Preferred Name
Jack Gilmore
Creative Commons License

This work is licensed under a Creative Commons Attribution-NonCommercial-No Derivative Works 4.0 International License.
ORCID
http://0009-0005-3698-4245
Date of Graduation
8-16-2025
Semester of Graduation
Summer
Degree Name
Master of Arts (MA)
Department
Department of Psychology
First Advisor
Yu Bao
Second Advisor
Dena Pa
Third Advisor
Joseph Kush
Fourth Advisor
Susan Lottridge
Abstract
This study examines the effectiveness of using isolation forest to identify aberrant responses in a low-stakes multiple-choice assessment and compares it to a traditional response time threshold method (NT20).
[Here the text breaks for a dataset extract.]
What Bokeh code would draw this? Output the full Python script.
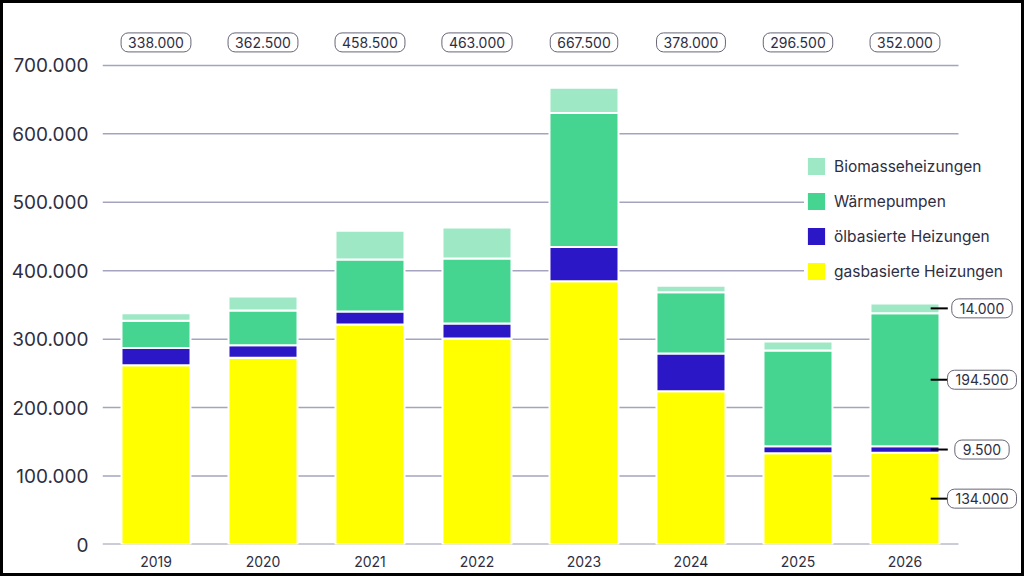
import numpy as np
from bokeh.plotting import figure
from bokeh.models import (Range1d, FixedTicker, CustomJSTickFormatter,
                          Legend, LegendItem, Label, ColumnDataSource)
from bokeh.embed import file_html
from bokeh.resources import INLINE

# ---- data ----
years = ["2019", "2020", "2021", "2022", "2023", "2024", "2025", "2026"]
gas = [262000, 273000, 321500, 301000, 384500, 224000, 133500, 134000]
oil = [25000, 18000, 19000, 22000, 50000, 55000, 10000, 9500]
heatpumps = [40000, 51000, 76000, 95000, 196000, 89500, 140000, 194500]
biomass = [11000, 20500, 42000, 45000, 37000, 9500, 13000, 14000]
totals = [338000, 362500, 458500, 463000, 667500, 378000, 296500, 352000]

series_keys = ["gas", "oil", "heatpumps", "biomass"]
series_names = ["gasbasierte Heizungen", "ölbasierte Heizungen", "Wärmepumpen", "Biomasseheizungen"]
y_ticks = [0, 100000, 200000, 300000, 400000, 500000, 600000, 700000]

colors = ["#ffff00", "#2c17c6", "#46d491", "#9ee8c5"]
FONT = "Inter"
TXT = "#2e2e42"
GRID = "#a4a4c0"

def de_fmt(v):
    return f"{int(round(v)):,}".replace(",", ".")

n = len(years)
BAR_W = 0.645
xpos = [i + 0.5 for i in range(n)]          # category slots
src = ColumnDataSource(dict(x=xpos, gas=gas, oil=oil, heatpumps=heatpumps, biomass=biomass))

W, H = 1024, 576
p = figure(x_range=Range1d(0, n + 0.645), y_range=Range1d(0, 751000),
           width=W, height=H, output_backend="svg", toolbar_location=None,
           min_border_left=99, min_border_right=0, min_border_top=27, min_border_bottom=35,
           styles={"border": "3px solid black"})
p.outline_line_color = None
p.background_fill_color = "white"
p.border_fill_color = "white"

# gridlines: the upper ones span the full category area, the lower ones stop at the last bar
last_edge = xpos[-1] + BAR_W / 2
gy = y_ticks[1:]
gx1 = [n if t >= 600000 else last_edge for t in gy]
p.segment(x0=[0] * len(gy), x1=gx1, y0=gy, y1=gy, line_color=GRID, line_width=1.5)
p.segment(x0=[0], x1=[n], y0=[0], y1=[0], line_color="#9a9ab4", line_width=2)

renderers = p.vbar_stack(series_keys, x="x", width=BAR_W, source=src, color=colors,
                         line_color="white", line_width=2)

# axes
p.yaxis.ticker = FixedTicker(ticks=y_ticks)
p.yaxis.formatter = CustomJSTickFormatter(code="""
  return String(Math.round(tick)).replace(/\\B(?=(\\d{3})+(?!\\d))/g, '.');
""")
p.yaxis.axis_line_color = None
p.yaxis.major_tick_line_color = None
p.yaxis.minor_tick_line_color = None
p.yaxis.major_label_text_font = FONT
p.yaxis.major_label_text_font_size = "19px"
p.yaxis.major_label_text_color = TXT
p.yaxis.major_label_standoff = 8

p.xaxis.ticker = FixedTicker(ticks=xpos)
p.xaxis.major_label_overrides = {x: y for x, y in zip(xpos, years)}
p.xaxis.axis_line_color = None
p.xaxis.major_tick_line_color = None
p.xaxis.minor_tick_line_color = None
p.xaxis.major_label_text_font = FONT
p.xaxis.major_label_text_font_size = "14px"
p.xaxis.major_label_text_color = TXT
p.xaxis.major_label_standoff = 5

p.xgrid.grid_line_color = None
p.ygrid.grid_line_color = None

# legend (top = Biomasse)
items = [LegendItem(label=series_names[i], renderers=[renderers[i]]) for i in [3, 2, 1, 0]]
legend = Legend(items=items, location=(702, 261), orientation="vertical",
                glyph_width=24, glyph_height=24, spacing=11, padding=0, margin=0,
                label_standoff=6, label_text_font=FONT, label_text_font_size="15.5px",
                label_text_color=TXT, background_fill_color="white", background_fill_alpha=1,
                border_line_color=None)
p.add_layout(legend, "center")

# total labels above bars
for xx, tot in zip(xpos, totals):
    p.add_layout(Label(x=xx, y=733600, text=de_fmt(tot), text_align="center",
                       text_baseline="middle", text_font=FONT, text_font_size="14px",
                       text_color=TXT, background_fill_color="white",
                       border_line_color="#666677", border_line_width=1,
                       padding=dict(left=7, right=7, top=4, bottom=4), border_radius=7))

# component labels for last year
last = n - 1
vals = [gas[last], oil[last], heatpumps[last], biomass[last]]
bottoms = np.concatenate([[0], np.cumsum(vals)[:-1]])
mids = bottoms + np.array(vals) / 2.0
center = xpos[last]
p.segment(x0=[center + 0.24] * 4, x1=[center + 0.40] * 4, y0=list(mids), y1=list(mids),
          line_color="black", line_width=2)
for v, m in zip(vals, mids):
    p.add_layout(Label(x=center, y=float(m), x_offset=77, text=de_fmt(v),
                       text_align="center", text_baseline="middle", text_font=FONT,
                       text_font_size="14px", text_color=TXT, background_fill_color="white",
                       border_line_color="#666677", border_line_width=1,
                       padding=dict(left=8, right=8, top=4, bottom=4), border_radius=7))

open("out.html", "w").write(file_html(p, INLINE))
In low-stakes contexts, students are prone to not providing their best effort, ultimately threatening the validity of test score interpretations. While response time thresholds can identify guesses, they fail to capture other potentially validity-threatening responses. By identifying aberrant responses, we can determine an estimated upper limit of validity-threatening responses. Data comprised of 1,763 undergraduate students was analyzed to determine if isolation forest could identify aberrant responses (beyond rapid guesses), what properties these aberrant responses had, and how data would change as a result of filtering aberrant responses. Students completed a 30-item low-stakes assessment on information literacy. For each item, rapid guesses were identified using NT20, and aberrant responses were identified using an isolation forest model. Each isolation forest model was trained on 11 attributes, including item-level (e.g., response time, score), and person-level attributes (e.g., test order, self-reported effort). Isolation forest showed promise in detecting aberrant responses, as aberrant responses meaningfully differed from non-aberrant responses in anomaly scores and descriptive information. However, using t-distributed Stochastic Neighbor Embedding (t-SNE) and internal clustering indices (silhouette scores and Davies-Bouldin Index) revealed that aberrant responses lacked compact clustering, suggesting considerable heterogeneity and no clear subtypes of aberrant responses. To compare the effects of filtering various responses, we analyzed three datasets: one unfiltered, one with rapid guesses filtered, and one with aberrant responses filtered. As expected, most rapid guesses were a subset of aberrant responses. Notably, aberrant responses were nearly twice as prevalent as rapid guesses. When rapid guesses and aberrant responses were filtered from the data, reliability was reduced. Ultimately, findings suggest that isolation forest may offer a valuable alternative to traditional methods by capturing a broader range of potentially problematic responses in low-stakes assessments. However, future research is needed to better understand the types of aberrant responses detected and to establish clearer guidelines for filtering.